It’s fun when little kids put on costumes and pretend to be things they’re not. It’s less fun when high-ranking government officials disguise their true identities and intentions. The Trump administration is rife with officials who pose as public servants but are actually swamp creatures—doing the bidding of various industries, lining their own pockets, or both. It goes right up to the top. But the official I want to talk about during this week of masks and disguises is the administration’s Secretary of Agriculture. George Ervin Perdue III goes by the folksy nickname, “Sonny.” And that’s just the beginning of the façade.
I’ve been studying Secretary Perdue since he arrived at the USDA in 2017, and this much is clear to me: hiding behind his aw-shucks, down-home “Sonny” mask, he routinely advances the interests of big agribusiness over farmers and eaters, sidelines inconvenient science, and defends the president’s every move, no matter how damaging.
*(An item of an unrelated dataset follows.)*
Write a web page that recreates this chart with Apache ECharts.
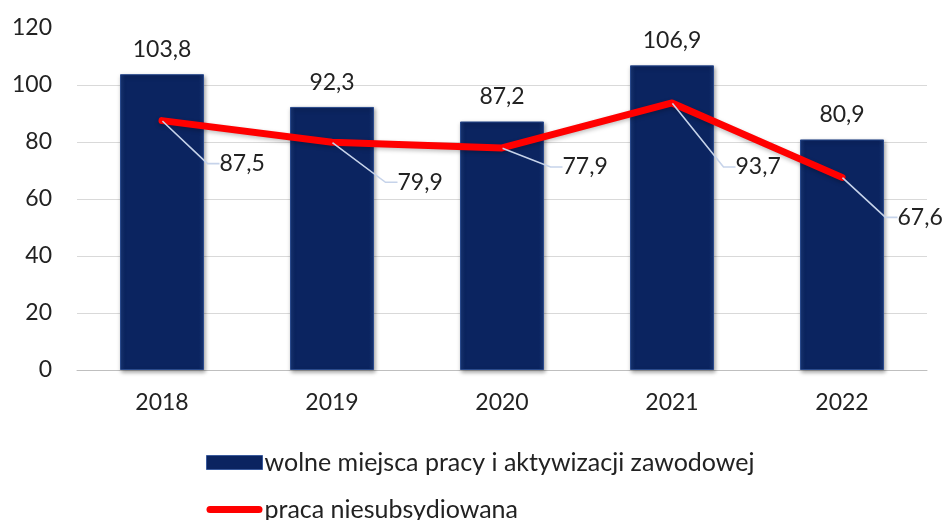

Here are five examples—just since last Halloween—of Secretary Perdue pranking farmers and the public:
1. When he destroyed a research agency producing facts he didn’t like. My colleagues and I have written at length about Secretary Perdue’s anti-science war on the USDA’s Economic Research Service, as have the Washington Post, Politico, NBC News, NPR, and…well, you get the point. Perdue has attracted enormous criticism for his move to actually move hundreds of researchers from the DC area to Kansas City in the name of good government, because it’s just so clearly disingenuous. He said it would save money…but an independent analysis shows it will really cost more. He said it would help with staff retention…but then the vast majority of ERS employees quit rather than uproot their lives on short notice. And then acting White House chief of staff Mick Mulvaney pulled the mask off the whole thing—gleefully recounting, at a Republican fundraiser in August, what a great way this has been to eliminate government employees. Easier than firing them! And now ERS (along with the National Institute of Food and Agriculture, similarly dismantled), can no longer carry out their mission, which has included research on climate change, food insecurity, and other topics the Trump administration doesn’t like to talk about. (Trick or treat? Trick, definitely.)
2. That time he acted like a (very unscientific) meteorologist. In a June interview with CNN, Perdue pretended not to know the difference between climate and weather. “It rained yesterday, it’s a nice pretty day today,” he said, inanely. Adding insult to injury, he went on: “I think the President feels that I do, he’s a golfer, so sometimes he knows he gets rained out and sometimes it doesn’t, but the long term consequences, I don’t know,” Perdue said. The thing is, Perdue has actually studied science, having trained as a veterinarian, so he really should know. (Trick or treat? Oh yeah, totally, trick.)
3. The ways he sought to bury or downplay climate science. As a Politico investigation unearthed over the summer, Perdue has suppressed climate-related research by USDA scientists, refusing to publicize studies on topics ranging from the impact of climate change on nutrient runoff in the Mississippi River and the Chesapeake Bay, to the effect of higher CO2 levels on the quality of certain grasses that cattle graze on. In one case, USDA officials not only withheld their own prepared release about a study on climate change and the nutritional quality of rice, but tried to prevent university research partners from publicizing the findings as well. Moreover, Perdue reportedly buried a plan on how the department should respond to climate change, and on his watch, the USDA is spending a pittance—less than 1 percent of its budget—helping farmers adapt. This is bad because climate change is already hitting agriculture hard (just ask farmers in Ohio), and it’s only going to get worse. Sonny’s climate science shenanigans have been alarming enough that the USDA’s independent watchdog has just opened an investigation of the matter. (Trick or treat? Sidelining the science and solutions farmers need is undoubtedly a trick.)
4. When he hosted a…revealing…podcast interview. Earlier this fall, Secretary Perdue announced he was starting a podcast to feature conversations “about the issues facing America’s farmers, ranchers, producers and foresters today.” The first Friday of every month, the secretary will speak to various agriculture experts…or so I presumed. But who did he choose for the very first conversation? A farmer? An agricultural scientist? No and no. His inaugural episode starred none other than former White House press secretary Sarah Huckabee Sanders, a person with no food or agriculture expertise (unless you count being thrown out of a restaurant). She was there, apparently, to gush about “President Trump’s affection for American farmers,” making the interview little more than a praise-the-leader session. Like it was a cabinet meeting or something. (Trick or treat? See if you can get through the whole interview, then you judge.)
5. The time he yukked it up at farmers’ expense. As the Trump administration’s trade war has dragged on, dragging farmers down with it, you’d think the secretary of agriculture would show some empathy. So imagine farmers’ surprise when they heard Perdue tell this joke, back in August at a farm show in Minnesota: “What do you call two farmers in a basement? A whine cellar.” (Trick or treat? It didn’t go over well, so I’m gonna say trick.)